Decía el presidente estadounidense Bill Clinton que ya no existe una clara y nítida línea divisoria entre los intereses internos y los intereses de política exterior en Estados Unidos. Al hablar de los retos de la política exterior para la próxima legislatura (y más allá ... de la misma), esta es una sentencia para recordar. La política exterior debe volver a leerse como un pilar básico de la acción de Estado, y no sólo de gobierno.
Para ello, hay que redefinir, de nuevo y eso en sí ya es mal síntoma, los objetivos de la política exterior y de cooperación española. No tiene sentido seguir la dinámica del cascarón vacío, en el que se repiten grandes ideas sin contenido alguno. La tan trillada amistad con los países de América Latina, por ejemplo, se ha quedado solo en una voluntad reiterada: la mayoría de países no tienen en cuenta la voz española, ni parece que vean en España una vía de interlocución privilegiada con la Unión Europea. El papel de España en su escenario natural, el Mediterráneo, se ha quedado sin voz propia, seguramente en el momento en que los retos son más acuciantes y fortalecer espacios de diálogo y cooperación es más necesario.
Todo ello sin olvidar que la política exterior de cualquier Estado miembro de la UE debe vincularse a la acción exterior de la misma. La falta de posicionamiento en muchos ámbitos, a la espera cuasi-permanente de lo que dirán otros, no deja de ser una actitud cómoda que esconde una incapacidad.
Así, estar en el Consejo de Seguridad de Naciones Unidas es importante; aprovecharlo para marcar un mensaje que contenga la narrativa de la política exterior española, imprescindible. Pero mientras a lo primero se le dedican esfuerzos y recursos, lo segundo parece haber quedado en un incomprensible segundo plano.

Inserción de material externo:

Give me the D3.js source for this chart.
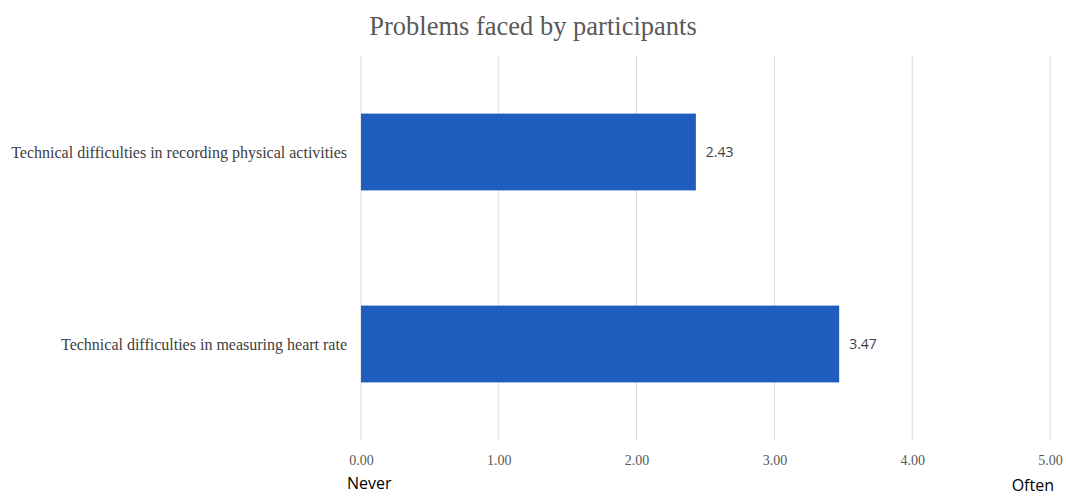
<!DOCTYPE html>
<html>
<head>
<meta charset="utf-8">
<script src="https://cdn.jsdelivr.net/npm/d3@7"></script>
<style>
  html, body { margin: 0; padding: 0; background: #fff; }
  svg { display: block; }
</style>
</head>
<body>
<svg id="chart" width="1066" height="496"></svg>
<script>
// Mean frequency ratings (0 = never, 5 = often)
const categories = [
  "Technical difficulties in recording physical activities",
  "Technical difficulties in measuring heart rate"
];
const values = [2.43, 3.47];
const tickValues = [0, 1, 2, 3, 4, 5];
const scaleEnds = ["Never", "Often"];
const title = "Problems faced by participants";

const svg = d3.select("#chart");
const W = 1066, H = 496;
const m = { left: 361, right: 16, top: 56, bottom: 56 };

const x = d3.scaleLinear().domain([0, 5]).range([m.left, W - m.right]);
const y = d3.scaleBand().domain(categories).range([m.top, H - m.bottom]).paddingInner(0.6).paddingOuter(0.3);

const serif = "'Liberation Serif', 'Times New Roman', serif";
const sans = "'Open Sans', 'Noto Sans', sans-serif";

// Title
svg.append("text")
  .attr("x", 533).attr("y", 35)
  .attr("text-anchor", "middle")
  .attr("font-family", serif).attr("font-size", 26.5)
  .attr("fill", "#595959")
  .text(title);

// Vertical gridlines
svg.append("g").selectAll("line")
  .data(tickValues)
  .join("line")
  .attr("x1", d => x(d)).attr("x2", d => x(d))
  .attr("y1", m.top).attr("y2", H - m.bottom)
  .attr("stroke", "#d9d9d9").attr("stroke-width", 1);

// Bottom axis tick labels
const xAxis = d3.axisBottom(x).tickValues(tickValues).tickFormat(d3.format(".2f")).tickSize(0).tickPadding(0);
const gx = svg.append("g").attr("transform", `translate(0,${H - m.bottom + 25})`).call(xAxis);
gx.select(".domain").remove();
gx.selectAll("text")
  .attr("dy", null)
  .attr("y", 0)
  .attr("font-family", serif).attr("font-size", 14)
  .attr("fill", "#595959");

// Scale end labels
svg.append("text")
  .attr("x", x(0) - 14).attr("y", 489)
  .attr("font-family", sans).attr("font-size", 16).attr("font-weight", 500).attr("fill", "#000")
  .text(scaleEnds[0]);
svg.append("text")
  .attr("x", x(5) + 4).attr("y", 491)
  .attr("text-anchor", "end")
  .attr("font-family", sans).attr("font-size", 16).attr("font-weight", 500).attr("fill", "#000")
  .text(scaleEnds[1]);

const data = categories.map((c, i) => ({ c, v: values[i] }));

// Bars
svg.append("g").selectAll("rect")
  .data(data)
  .join("rect")
  .attr("x", x(0))
  .attr("y", d => y(d.c))
  .attr("width", d => x(d.v) - x(0))
  .attr("height", y.bandwidth())
  .attr("fill", "#1f5dbf");

// Value labels
svg.append("g").selectAll("text")
  .data(data)
  .join("text")
  .attr("x", d => x(d.v) + 10)
  .attr("y", d => y(d.c) + y.bandwidth() / 2)
  .attr("dy", "0.35em")
  .attr("font-family", sans).attr("font-size", 14)
  .attr("fill", "#404040")
  .text(d => d3.format(".2f")(d.v));

// Category labels
svg.append("g").selectAll("text")
  .data(data)
  .join("text")
  .attr("x", x(0) - 14)
  .attr("y", d => y(d.c) + y.bandwidth() / 2)
  .attr("dy", "0.35em")
  .attr("text-anchor", "end")
  .attr("font-family", serif).attr("font-size", 16)
  .attr("fill", "#404040")
  .text(d => d.c);
</script>
</body>
</html>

En relación con los instrumentos, parece ineludible llevar a cabo la (casi) letanía de la «reforma del servicio exterior». No solo se trata de dotarse de una diplomacia mucho más ágil que la actual, sino de politizar, en el sentido no partidista de la palabra, la acción de quienes trabajan en el escenario internacional. Salir de los espacios de confort siempre es arduo, pero desaprovechar el capital humano y los recursos del servicio exterior es simplemente mala gestión pública. La transparencia y la rendición de cuentas deben incorporarse como requisitos en una política que acostumbra a desarrollarse muy lejos de la ciudadanía (por cierto, que esto también sucede cuando debe servir a la misma, como sería el caso de los servicios consulares).
Repensar la política exterior, o lo que es lo mismo, redefinir el papel que uno quiere jugar en un escenario internacional cada vez más complejo e interrelacionado es una necesidad urgente. Hacerlo en relación con las políticas domésticas, una responsabilidad exigible a los representantes políticos.